Le diplomate américain, toujours selon Wikileaks, présentait l’ancien Minatd comme un personnage «ouvert, astucieux, dynamique, brillant» et comme «le favori de tous les ambassadeurs occidentaux de la ville [Yaoundé, ndlr]» ainsi que «le seul qui ait admis, en privé, devant lui, avoir l’ambition» d’être un jour candidat à l’élection présidentielle.

L’on prêtait surtout à ce pétrochimiste des connexions avec le président français Nicolas Sarkozy. C’est sans doute fort de cela qu’en décembre 2011, Paul Biya soufflera à un haut dignitaire originaire de l’Extrême Nord, en son palais, à propos de certaines affaires pendantes en justice, que «même ceux qui croient avoir le soutien des Français vont y passer ».

Toujours sous le prisme des enjeux de la succession, des informations émanant du site d’alerte Wikileaks auraient poussé Paul Biya a expédié au «garage», celui qu’on présente comme l’autre carte maîtresse du grand Nord, Amadou Ali. Ce dernier aurait déclaré en 2009 à l’ambassadeur Janet E. Garvey que « le septentrion soutiendra Biya aussi longtemps qu’il voudra rester président, mais n'accepterait pas  un successeur qui soit un autre Béti/Bulu, ou un membre du  groupe ethnique Bamiléké ».

Des déclarations qui auraient été très mal perçues par le « timonier national ». L’axe Nord-Sud serait-il dès lors désaxé dans la bataille pour la succession ?

Ironie du l’histoire, aux manettes de la « machine à broyer » ses successeurs potentiels, Paul Biya, d’après des analystes crédibles, a placé deux hommes dont l’opinion publique croit également avoir identifié les silhouettes dans les écrans-radars de la succession : Laurent Esso, le ministre d’Etat en charge de la Justice, qui est cœur du déclenchement de l’action judiciaire contre ses anciens collègues du gouvernement et René Emmanuel Sadi qui, à en croire des indiscrétions fiables, hérite de la mission de « détricotage des réseaux Marafa ».

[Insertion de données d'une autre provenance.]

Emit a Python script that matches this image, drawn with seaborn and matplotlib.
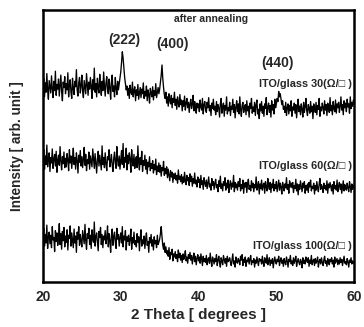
import numpy as np
import pandas as pd
import matplotlib
matplotlib.use("Agg")
import matplotlib.pyplot as plt
import seaborn as sns

# XRD scans of ITO films on glass after annealing, 2-theta from 20 to 60 deg in 0.1 deg steps
two_theta = [round(20 + 0.1 * i, 1) for i in range(401)]

ito_30 = [
    250, 262, 238, 256, 244, 268, 247, 235, 259, 251,
    243, 265, 249, 237, 258, 246, 271, 240, 254, 248,
    261, 239, 252, 266, 245, 233, 257, 250, 264, 242,
    255, 247, 269, 238, 253, 260, 244, 236, 262, 249,
    241, 258, 251, 273, 246, 239, 256, 263, 243, 252,
    266, 245, 237, 259, 250, 242, 268, 254, 240, 257,
    248, 263, 252, 236, 260, 247, 275, 244, 255, 238,
    262, 249, 243, 267, 251, 240, 258, 246, 270, 253,
    239, 256, 264, 248, 242, 261, 250, 235, 257, 266,
    245, 252, 238, 263, 249, 241, 258, 247, 255, 262,
    270, 282, 296, 288, 276, 263, 255, 247, 252, 240,
    249, 236, 253, 244, 241, 257, 238, 246, 251, 233,
    247, 240, 254, 235, 243, 250, 237, 248, 242, 256,
    236, 245, 239, 252, 233, 247, 241, 230, 249, 243,
    238, 251, 234, 246, 240, 255, 237, 244, 250, 242,
    248, 257, 266, 279, 262, 250, 241, 236, 244, 230,
    238, 226, 242, 233, 229, 240, 224, 236, 231, 244,
    227, 235, 222, 238, 230, 225, 241, 228, 234, 220,
    233, 226, 239, 221, 230, 236, 224, 231, 218, 229,
    235, 223, 228, 240, 220, 232, 226, 217, 230, 224,
    229, 219, 234, 225, 221, 236, 216, 228, 232, 222,
    218, 231, 224, 237, 220, 227, 214, 230, 223, 235,
    221, 226, 215, 232, 219, 228, 224, 212, 229, 236,
    217, 225, 230, 213, 227, 221, 238, 216, 224, 220,
    231, 214, 226, 222, 235, 218, 228, 211, 225, 233,
    219, 229, 216, 238, 222, 213, 227, 231, 218, 224,
    228, 215, 233, 220, 226, 212, 230, 223, 236, 217,
    225, 219, 231, 214, 228, 234, 216, 222, 210, 229,
    220, 232, 217, 226, 213, 229, 223, 237, 215, 224,
    230, 218, 227, 212, 233, 221, 228, 216, 235, 224,
    229, 236, 232, 245, 238, 242, 235, 228, 233, 222,
    226, 218, 231, 214, 224, 229, 216, 227, 220, 233,
    213, 225, 221, 230, 217, 228, 211, 224, 235, 219,
    226, 215, 229, 222, 212, 231, 218, 225, 236, 220,
    214, 228, 223, 217, 232, 219, 226, 210, 229, 224,
    218, 231, 215, 227, 222, 236, 213, 225, 220, 230,
    224, 216, 233, 221, 228, 214, 230, 225, 218, 237,
    220, 227, 215, 232, 223, 219, 234, 217, 229, 224,
    231, 218, 226, 238, 221, 228, 215, 233, 224, 230,
    219, 235, 225, 229, 217, 238, 223, 231, 226, 234,
    228,
]

ito_60 = [
    156, 170, 145, 162, 151, 176, 148, 159, 166, 142,
    160, 153, 171, 146, 158, 164, 149, 168, 141, 157,
    163, 150, 174, 155, 144, 161, 152, 167, 147, 159,
    148, 165, 157, 143, 170, 153, 162, 146, 158, 172,
    151, 160, 145, 166, 156, 140, 163, 154, 169, 149,
    161, 147, 158, 173, 150, 164, 143, 157, 152, 167,
    145, 162, 155, 148, 171, 159, 146, 165, 153, 140,
    158, 168, 149, 163, 154, 144, 175, 151, 160, 147,
    166, 152, 143, 161, 157, 170, 148, 155, 164, 150,
    142, 159, 167, 153, 146, 174, 156, 149, 162, 145,
    157, 169, 151, 178, 147, 160, 154, 172, 144, 163,
    152, 166, 158, 141, 170, 155, 149, 164, 146, 157,
    161, 147, 175, 153, 144, 160, 151, 168, 142, 156,
    150, 163, 145, 157, 139, 154, 148, 161, 143, 152,
    146, 156, 140, 151, 144, 158, 138, 149, 142, 153,
    141, 150, 136, 147, 143, 155, 137, 146, 139, 148,
    134, 145, 138, 130, 143, 135, 141, 128, 139, 133,
    140, 131, 137, 127, 144, 132, 136, 129, 138, 126,
    135, 128, 141, 131, 125, 137, 130, 134, 124, 139,
    129, 136, 123, 133, 127, 140, 126, 131, 122, 135,
    128, 132, 121, 137, 125, 130, 119, 134, 127, 123,
    131, 120, 128, 135, 122, 126, 118, 133, 124, 129,
    119, 127, 132, 121, 125, 116, 130, 123, 136, 120,
    126, 117, 129, 124, 134, 118, 127, 121, 131, 115,
    125, 130, 119, 127, 122, 137, 116, 128, 121, 126,
    118, 129, 123, 133, 117, 125, 120, 131, 114, 127,
    122, 128, 115, 126, 132, 119, 124, 117, 130, 121,
    127, 116, 125, 121, 135, 118, 123, 129, 113, 126,
    120, 131, 118, 124, 127, 114, 129, 122, 117, 133,
    123, 119, 128, 115, 126, 121, 132, 117, 125, 120,
    129, 116, 124, 131, 118, 127, 122, 113, 128, 123,
    117, 126, 121, 134, 119, 125, 114, 130, 122, 127,
    121, 128, 115, 124, 120, 132, 117, 126, 112, 125,
    119, 130, 123, 116, 127, 121, 129, 114, 124, 118,
    126, 115, 128, 122, 131, 117, 123, 120, 127, 113,
    124, 118, 129, 121, 116, 126, 133, 119, 125, 122,
    115, 127, 120, 124, 118, 130, 114, 126, 121, 128,
    122, 117, 125, 113, 129, 120, 124, 118, 131, 116,
    123, 128, 119, 126, 114, 122, 130, 117, 125, 120,
    118, 127, 121, 116, 129, 123, 115, 126, 119, 124,
    121,
]

ito_100 = [
    55, 69, 46, 61, 50, 73, 43, 58, 64, 49,
    60, 44, 71, 54, 57, 39, 66, 52, 63, 47,
    58, 75, 48, 62, 42, 65, 53, 70, 45, 59,
    51, 67, 41, 60, 56, 72, 46, 63, 54, 44,
    68, 50, 59, 38, 64, 55, 71, 47, 61, 52,
    45, 66, 57, 49, 74, 53, 42, 62, 56, 69,
    48, 60, 43, 67, 55, 51, 77, 46, 58, 63,
    52, 40, 65, 57, 70, 48, 61, 44, 59, 54,
    66, 49, 56, 72, 45, 62, 53, 38, 60, 68,
    47, 58, 64, 51, 43, 69, 55, 61, 46, 57,
    63, 50, 71, 45, 59, 54, 66, 41, 58, 52,
    60, 47, 55, 68, 42, 57, 50, 64, 48, 53,
    45, 62, 51, 58, 40, 56, 67, 46, 54, 49,
    59, 43, 55, 63, 47, 52, 38, 57, 50, 61,
    46, 54, 41, 58, 49, 53, 44, 60, 48, 51,
    55, 62, 71, 58, 47, 42, 50, 38, 45, 36,
    40, 33, 44, 29, 38, 35, 42, 27, 36, 32,
    39, 30, 35, 26, 41, 31, 37, 28, 34, 25,
    36, 29, 33, 40, 27, 32, 24, 35, 30, 38,
    28, 34, 23, 31, 37, 26, 33, 22, 30, 35,
    27, 32, 24, 36, 29, 21, 33, 26, 30, 25,
    34, 22, 29, 31, 24, 37, 27, 20, 32, 28,
    23, 30, 26, 35, 21, 28, 33, 25, 19, 31,
    27, 22, 34, 29, 24, 30, 20, 33, 26, 28,
    31, 25, 21, 29, 36, 23, 27, 19, 32, 26,
    24, 30, 27, 22, 33, 28, 35, 21, 29, 25,
    32, 20, 28, 26, 31, 23, 29, 34, 22, 27,
    25, 30, 19, 28, 24, 32, 26, 21, 30, 27,
    29, 23, 33, 25, 20, 31, 27, 24, 35, 22,
    26, 31, 21, 28, 24, 30, 18, 27, 32, 25,
    23, 29, 26, 33, 21, 27, 31, 24, 28, 20,
    30, 25, 22, 32, 27, 19, 29, 26, 34, 23,
    27, 21, 31, 24, 28, 33, 20, 26, 30, 25,
    22, 29, 26, 18, 31, 24, 28, 23, 32, 27,
    25, 31, 20, 28, 24, 34, 22, 27, 29, 21,
    30, 24, 27, 32, 19, 26, 29, 23, 31, 25,
    21, 28, 33, 24, 27, 20, 30, 25, 22, 29,
    26, 31, 23, 28, 19, 32, 24, 27, 30, 22,
    28, 23, 31, 25, 29, 21, 27, 33, 24, 26,
    22, 30, 26, 19, 28, 25, 31, 23, 27, 24,
    26,
]

sample_labels = ["ITO/glass 30(\u03a9/\u25a1 )",
                 "ITO/glass 60(\u03a9/\u25a1 )",
                 "ITO/glass 100(\u03a9/\u25a1 )"]
label_levels = [254, 149, 46]

peak_names = ["(222)", "(400)", "(440)"]
peak_pos = [30.5, 36.6, 50.1]
peak_text_y = [311, 306, 281]

x_ticks = [20, 30, 40, 50, 60]
y_ticks = [100, 200, 300]

frames = []
for name, vals in zip(sample_labels, [ito_30, ito_60, ito_100]):
    frames.append(pd.DataFrame({"two_theta": two_theta, "intensity": vals, "sample": name}))
df = pd.concat(frames, ignore_index=True)

sns.set_theme(style="white")
plt.rcParams["font.family"] = ["Liberation Sans", "DejaVu Sans"]

fig = plt.figure(figsize=(3.64, 3.27), dpi=100)
ax = fig.add_axes([0.118, 0.138, 0.855, 0.832])

sns.lineplot(data=df, x="two_theta", y="intensity", units="sample", estimator=None,
             color="black", linewidth=0.95, ax=ax, legend=False)

ax.set_xlim(20, 60)
ax.set_ylim(0, 350)
ax.set_xticks(x_ticks)
ax.set_xticklabels([str(t) for t in x_ticks], fontsize=10, fontweight="bold")
ax.set_yticks(y_ticks)
ax.set_yticklabels([])
ax.tick_params(axis="both", direction="in", length=4, width=1, color="black", pad=6)
ax.tick_params(axis="y", length=5)

for s in ax.spines.values():
    s.set_color("black")
    s.set_linewidth(1.8)

ax.set_xlabel("2 Theta [ degrees ]", fontsize=11, fontweight="bold", labelpad=3)
ax.set_ylabel("Intensity [ arb. unit ]", fontsize=9.8, fontweight="bold", labelpad=8)

ax.text(41.6, 338, "after annealing", fontsize=7.5, fontweight="bold", ha="center", va="center")
for name, px, py in zip(peak_names, peak_pos, peak_text_y):
    ax.text(px, py, name, fontsize=10, fontweight="bold", ha="center", va="center")
for name, ly in zip(sample_labels, label_levels):
    ax.text(59.7, ly, name, fontsize=7.8, fontweight="bold", ha="right", va="center")

fig.savefig("out.png", dpi=100)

Cela dit, une constante demeure : entre 2012 et 2018 (année de la prochaine élection présidentielle), beaucoup d’eau coulera sous les ponts. Les certitudes d’aujourd’hui ne sont pas nécessairement celles de demain. Même si tout porte à croire que Paul Biya prépare le chemin d’Etoudi à l’un de ses protégés, par un procédé qui s’apparenterait à un adoubement (le code électoral adopté en donne quelques clés),  même si un député Rdpc pense dur comme fer que le champion de son parti n’a pas de dauphins et qu’il conservera le gouvernail jusqu’à l’article de sa mort…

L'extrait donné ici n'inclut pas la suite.